If the marriage isn’t strong, the couple breaks apart.

The trend toward over-parenting is also helped along by the fact that people are having fewer children now than they used to, Woodside notes. That means the attention once focused on several children is now routinely beamed on only one or two.

“It’s not that when you have six you love them less or are less interested in them. But six kids is a lot to be distracted by,” says Woodside.

Not only can the overparenting be lethal to a marriage, it can also lead to a variety of illnesses for the children involved.

They know when mom and dad aren’t getting along, says Woodside, and living with the effects of constant, even subtle fractiousness can lead to anxiety disorders, anorexia, and depression, among other problems.

The Massons used to ensure they had meaningful, adult conversations even in their children’s presence, long before they reached eight and seven years old.

It was easier in the early years to keep those conversations going.

“It’s becoming more and more challenging, we’ve discovered, because of the age they’re at,” says David. “They can now listen and understand what we’re talking about. We either have to find somewhere to go or save it until later or speak in code.”

“But they’ve cracked the code now.”

The couple routinely take their children and the dog out for walks, allowing the kids to charge ahead while David and Linda share details of the day strolling along behind them.

The Huberts happen to live close to both sets of parents.
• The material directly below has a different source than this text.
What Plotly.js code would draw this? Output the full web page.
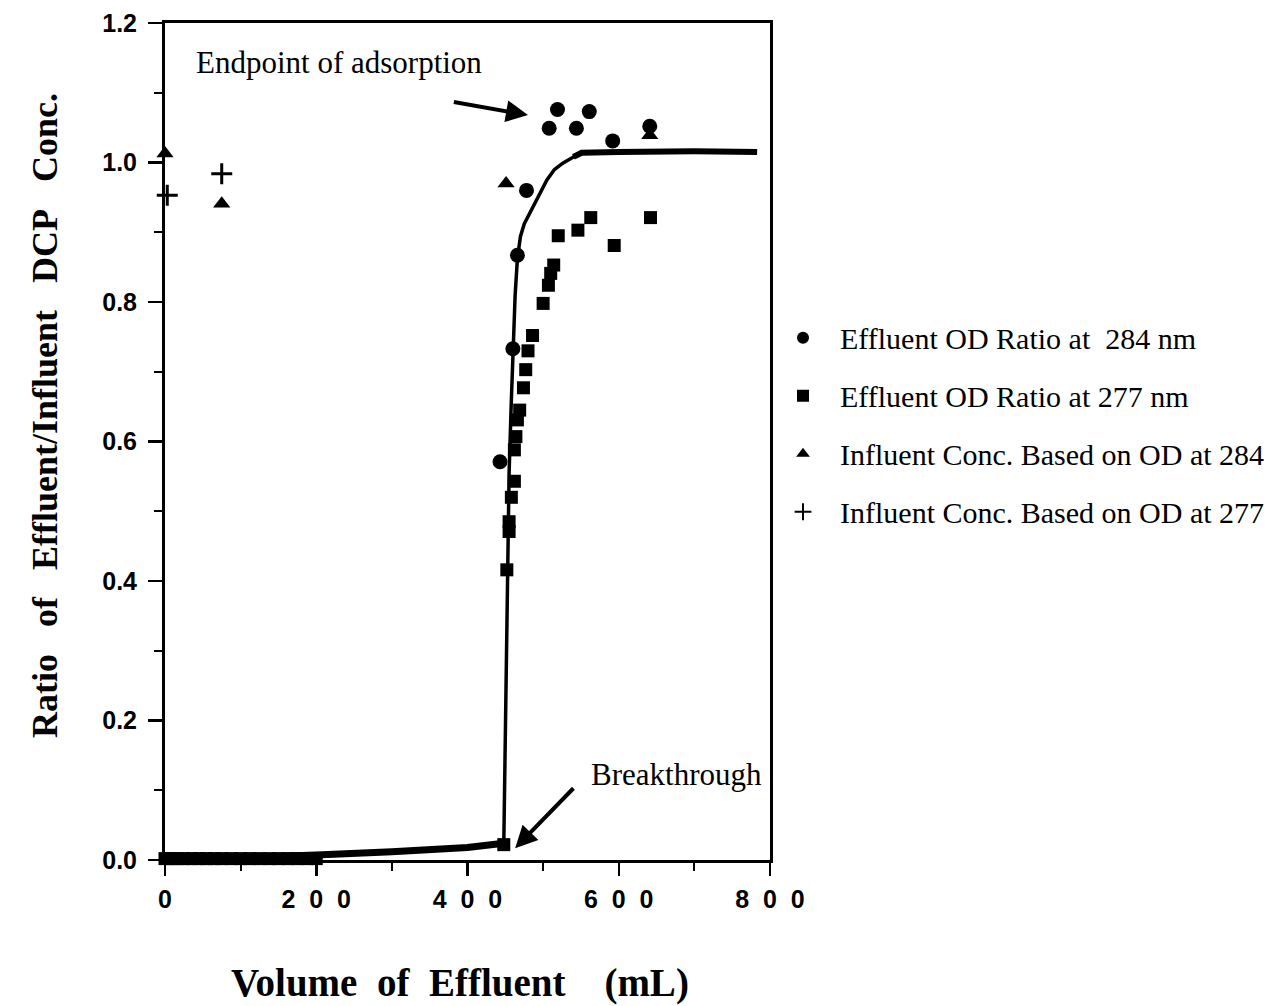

That allows them to get out on a date night once in a while.

Code also prescribes sex — regular and committed.

“I suggest the couple should make a weekly, unbreakable appointment for sex. It’s the ultimate bonding act. It really can heal a lot of ill.”

Woodside says when couples come to him haggard and hurting from too much chaos, he sympathizes. After raising a family, the process of reclaiming the relationship that existed before the children is slow and gradual and can take many, many years.

“It’s an overwhelming task to raise two or three children, especially if both parents are working,” says Woodside.

“There’s not a lot that you can do to mitigate that except be nice to each other.”